In other cases, the real estate is purchased, or leased, by an individual, typically called a gallerist. In general, these architecture exhibitions are a floundering mess when it comes to money (and, to be frank, form, but that’s for another essay). By and large, they borrow their financial model from the art industry. But, unlike (some) artists, architects don’t accumulate collectors over time. Their work doesn’t accrue more value the more they exhibit. In other words, there’s no real point for architects to exhibit besides the production of discourse and the collection of social capital. But you can’t eat discourse or social capital.
To make matters worse, architects don’t really tend to produce exhibitable work on their own. Instead, architects usually make pieces specifically for a given exhibit, which can be a costly endeavor.
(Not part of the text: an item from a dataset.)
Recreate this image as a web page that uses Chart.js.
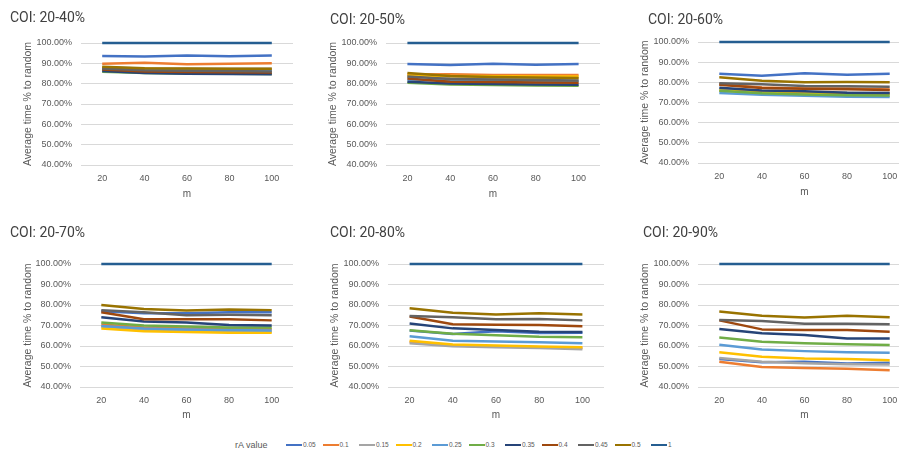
<!DOCTYPE html>
<html>
<head>
<meta charset="utf-8">
<script src="https://cdn.jsdelivr.net/npm/chart.js@4.4.1/dist/chart.umd.min.js"></script>
<style>
  html, body { margin: 0; padding: 0; background: #ffffff; }
  body { position: relative; width: 899px; height: 452px; overflow: hidden;
         font-family: "Liberation Sans", Arial, sans-serif; }
  canvas.panel { position: absolute; }
  .heading { position: absolute; font-family: Roboto, "Liberation Sans", sans-serif; font-size: 14px;
             color: #404040; white-space: nowrap; line-height: 14px; transform: translateY(-50%); }
  #legend { position: absolute; left: 0; top: 0; width: 899px; height: 452px; pointer-events: none; }
  .legend-title { position: absolute; font-size: 9px; color: #595959; white-space: nowrap;
                  transform: translateY(-50%); line-height: 10px; }
  .legend-item { position: absolute; display: flex; align-items: center; transform: translateY(-50%); }
  .legend-swatch { width: 16px; height: 2.5px; }
  .legend-label { margin-left: 1px; font-size: 6.5px; color: #595959; line-height: 8px; }
</style>
</head>
<body>
<div id="legend"></div>
<script>
// m values on the x axis
const mValues = ['20', '40', '60', '80', '100'];

// rA values, one line per value
const rAValues = ['0.05', '0.1', '0.15', '0.2', '0.25', '0.3', '0.35', '0.4', '0.45', '0.5', '1'];

// Average time as % of random, one row per rA value (same order as rAValues)
const coi20to40 = [
  [93.6, 93.3, 93.8, 93.5, 93.8],
  [89.8, 90.3, 89.6, 89.8, 90.0],
  [88.0, 87.5, 87.3, 87.3, 87.3],
  [87.8, 87.3, 87.0, 87.0, 87.0],
  [87.3, 86.8, 86.6, 86.5, 86.5],
  [85.8, 85.3, 85.0, 84.9, 84.8],
  [86.2, 85.2, 84.9, 84.7, 84.6],
  [87.0, 86.0, 85.7, 85.6, 85.5],
  [87.5, 86.6, 86.3, 86.2, 86.0],
  [88.3, 87.6, 87.4, 87.3, 87.3],
  [100, 100, 100, 100, 100]
];

const coi20to50 = [
  [89.7, 89.2, 89.8, 89.3, 89.7],
  [84.5, 84.6, 84.3, 84.3, 84.3],
  [83.5, 83.0, 82.8, 82.8, 82.7],
  [84.0, 83.8, 83.6, 83.5, 83.5],
  [82.0, 81.5, 81.3, 81.2, 81.2],
  [80.4, 79.6, 79.3, 79.1, 79.0],
  [81.0, 80.1, 79.8, 79.6, 79.5],
  [82.5, 81.0, 80.8, 80.6, 80.5],
  [83.5, 82.3, 82.0, 81.8, 81.6],
  [85.3, 83.8, 83.3, 83.0, 82.8],
  [100, 100, 100, 100, 100]
];

const coi20to60 = [
  [84.2, 83.3, 84.5, 83.8, 84.3],
  [79.0, 77.5, 77.0, 77.0, 76.5],
  [76.5, 75.5, 75.0, 74.8, 74.7],
  [76.0, 75.0, 74.5, 74.3, 74.2],
  [74.7, 73.8, 73.3, 72.9, 72.7],
  [75.8, 74.6, 74.0, 73.6, 73.5],
  [77.3, 76.0, 75.6, 74.8, 74.7],
  [78.8, 77.2, 76.8, 76.6, 76.2],
  [79.5, 79.0, 78.2, 78.0, 77.8],
  [82.5, 80.8, 80.0, 80.2, 80.0],
  [100, 100, 100, 100, 100]
];

const coi20to70 = [
  [77.0, 76.0, 76.0, 76.5, 76.5],
  [70.5, 69.0, 68.5, 68.3, 68.2],
  [69.5, 67.8, 67.3, 67.0, 67.0],
  [68.5, 67.2, 66.8, 66.5, 66.5],
  [69.8, 68.5, 68.0, 67.8, 67.6],
  [71.5, 70.0, 69.5, 69.0, 69.0],
  [74.0, 72.0, 71.5, 70.3, 70.0],
  [76.5, 73.0, 73.0, 73.0, 72.5],
  [77.5, 76.5, 75.0, 75.2, 75.0],
  [80.0, 78.0, 77.3, 77.8, 77.5],
  [100, 100, 100, 100, 100]
];

const coi20to80 = [
  [67.5, 65.8, 67.2, 66.3, 66.5],
  [62.0, 60.3, 59.8, 59.4, 59.0],
  [61.3, 59.9, 59.4, 59.0, 58.4],
  [62.6, 60.7, 60.2, 59.8, 59.4],
  [64.7, 62.6, 62.2, 61.8, 61.3],
  [67.7, 66.0, 65.2, 64.5, 64.3],
  [71.0, 68.6, 67.8, 67.0, 66.8],
  [74.4, 70.6, 70.4, 70.2, 69.6],
  [74.6, 74.0, 73.0, 73.2, 72.5],
  [78.4, 76.2, 75.4, 76.0, 75.4],
  [100, 100, 100, 100, 100]
];

const coi20to90 = [
  [53.6, 52.1, 52.3, 51.5, 51.8],
  [52.3, 49.8, 49.3, 48.9, 48.2],
  [54.2, 52.3, 51.6, 51.1, 51.0],
  [56.9, 54.7, 53.9, 53.6, 53.1],
  [60.6, 58.3, 57.5, 57.0, 56.7],
  [64.1, 62.1, 61.3, 60.8, 60.5],
  [68.3, 66.2, 65.4, 63.7, 63.7],
  [72.5, 68.1, 67.8, 67.8, 67.0],
  [72.7, 72.2, 70.9, 70.9, 70.6],
  [76.8, 74.8, 73.9, 74.8, 74.0],
  [100, 100, 100, 100, 100]
];

// Y axis range and tick step (percent)
const yMin = 40, yMax = 100, yStep = 10;

// Office-style series palette
const seriesColors = ['#4472C4', '#ED7D31', '#A5A5A5', '#FFC000', '#5B9BD5', '#70AD47',
                      '#264478', '#9E480E', '#636363', '#997300', '#255E91'];

// Panel placement (canvas box, plot box, text anchors), in page pixels
const panels = [
  { title: 'COI: 20-40%', rows: coi20to40, box: [0, 0, 300, 210],   plot: [81, 43, 293, 165],  yTitleX: 28,  xTitleY: 194, head: [10, 17] },
  { title: 'COI: 20-50%', rows: coi20to50, box: [300, 0, 300, 210], plot: [386, 43, 600, 165], yTitleX: 333, xTitleY: 194, head: [330, 19] },
  { title: 'COI: 20-60%', rows: coi20to60, box: [600, 0, 311, 210], plot: [698, 42, 911, 163], yTitleX: 645, xTitleY: 192, head: [648, 19] },
  { title: 'COI: 20-70%', rows: coi20to70, box: [0, 215, 300, 210], plot: [80, 264, 293, 387], yTitleX: 28,  xTitleY: 415, head: [10, 232] },
  { title: 'COI: 20-80%', rows: coi20to80, box: [300, 215, 304, 210], plot: [388, 264, 604, 387], yTitleX: 335, xTitleY: 415, head: [330, 232] },
  { title: 'COI: 20-90%', rows: coi20to90, box: [600, 215, 311, 210], plot: [698, 264, 911, 387], yTitleX: 645, xTitleY: 415, head: [643, 232] }
];

const axisText = '#595959';
const gridColor = '#D9D9D9';

panels.forEach(p => {
  const [bx, by, bw, bh] = p.box;
  const [pl, pt, pr, pb] = p.plot;

  const canvas = document.createElement('canvas');
  canvas.className = 'panel';
  canvas.width = bw; canvas.height = bh;
  canvas.style.left = bx + 'px'; canvas.style.top = by + 'px';
  canvas.style.width = bw + 'px'; canvas.style.height = bh + 'px';
  document.body.appendChild(canvas);

  const head = document.createElement('div');
  head.className = 'heading';
  head.textContent = p.title;
  head.style.left = p.head[0] + 'px';
  head.style.top = p.head[1] + 'px';
  document.body.appendChild(head);

  const yTitleSize = 10.5, yTitleLH = yTitleSize * 1.2;
  const xTitleSize = 10, xTitleLH = xTitleSize * 1.2;
  const yAxisWidth = pl - bx;
  const xAxisHeight = by + bh - pb;

  new Chart(canvas, {
    type: 'line',
    data: {
      labels: mValues,
      datasets: p.rows.map((vals, i) => ({
        label: rAValues[i],
        data: vals,
        borderColor: seriesColors[i],
        backgroundColor: seriesColors[i],
        borderWidth: 2.5,
        pointRadius: 0,
        tension: 0,
        borderJoinStyle: 'round',
        clip: false,
        order: rAValues.length - i
      }))
    },
    options: {
      responsive: false,
      animation: false,
      events: [],
      layout: { padding: { top: pt - by, right: bx + bw - pr, bottom: 0, left: 0 } },
      plugins: { legend: { display: false }, tooltip: { enabled: false }, title: { display: false } },
      scales: {
        x: {
          type: 'category',
          offset: true,
          grid: { display: false, drawTicks: false },
          border: { display: false },
          ticks: { color: axisText, font: { family: 'Liberation Sans', size: 9 }, padding: 8, maxRotation: 0 },
          title: {
            display: true, text: 'm', color: axisText,
            font: { family: 'Liberation Sans', size: xTitleSize },
            padding: { top: 0, bottom: (by + bh) - p.xTitleY - xTitleLH / 2 }
          },
          afterFit: s => { s.height = xAxisHeight; }
        },
        y: {
          min: yMin, max: yMax,
          grid: { color: gridColor, lineWidth: 1, drawTicks: false },
          border: { display: false },
          ticks: {
            stepSize: yStep, color: axisText, padding: 9,
            font: { family: 'Liberation Sans', size: 9 },
            callback: v => v.toFixed(2) + '%'
          },
          title: {
            display: true, text: 'Average time % to random', color: axisText,
            font: { family: 'Liberation Sans', size: yTitleSize },
            padding: { top: p.yTitleX - bx - yTitleLH / 2, bottom: 0 }
          },
          afterFit: s => { s.width = yAxisWidth; }
        }
      }
    }
  });
});

// Shared legend for the rA series
const legend = document.getElementById('legend');
const legendY = 445;
const legendTitle = document.createElement('div');
legendTitle.className = 'legend-title';
legendTitle.textContent = 'rA value';
legendTitle.style.left = '235px';
legendTitle.style.top = legendY + 'px';
legend.appendChild(legendTitle);

rAValues.forEach((name, i) => {
  const item = document.createElement('div');
  item.className = 'legend-item';
  item.style.left = (286 + i * 36.5) + 'px';
  item.style.top = legendY + 'px';
  const sw = document.createElement('span');
  sw.className = 'legend-swatch';
  sw.style.background = seriesColors[i];
  const lb = document.createElement('span');
  lb.className = 'legend-label';
  lb.textContent = name;
  item.appendChild(sw); item.appendChild(lb);
  legend.appendChild(item);
});
</script>
</body>
</html>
After all, architectural works tend to be more expensive to make than your average acrylic painting or bricolage sculpture. Either the gallery coughs up some money, which is bad business, or the architect scrounges up some cash, which means their participation in the exhibition is a cost-negative affair. So, it’s not really a coincidence that most exhibiting architects are also (often financially precarious, adjunct) professors. Of course, there are many architecture galleries that valiantly try to develop a collector base for the architects whom they exhibit—but this is a difficult challenge and, from what I’ve gathered anecdotally, it rarely pans out. And, for what it’s worth, many architects seem to prefer it this way since, particularly among the politically “woke” bourgeoisie, money is still a bad word. But then what’s the point? Is architectural discourse really worth precarity? If the political language of big biennials serves to distract from their complicity with corporations, then the price list for a small gallery is basically a streaker that nobody notices trying to draw attention away from the fact that architects are, by and large, completely victim to economic configurations that marginalize them. And they’re not really doing anything about it.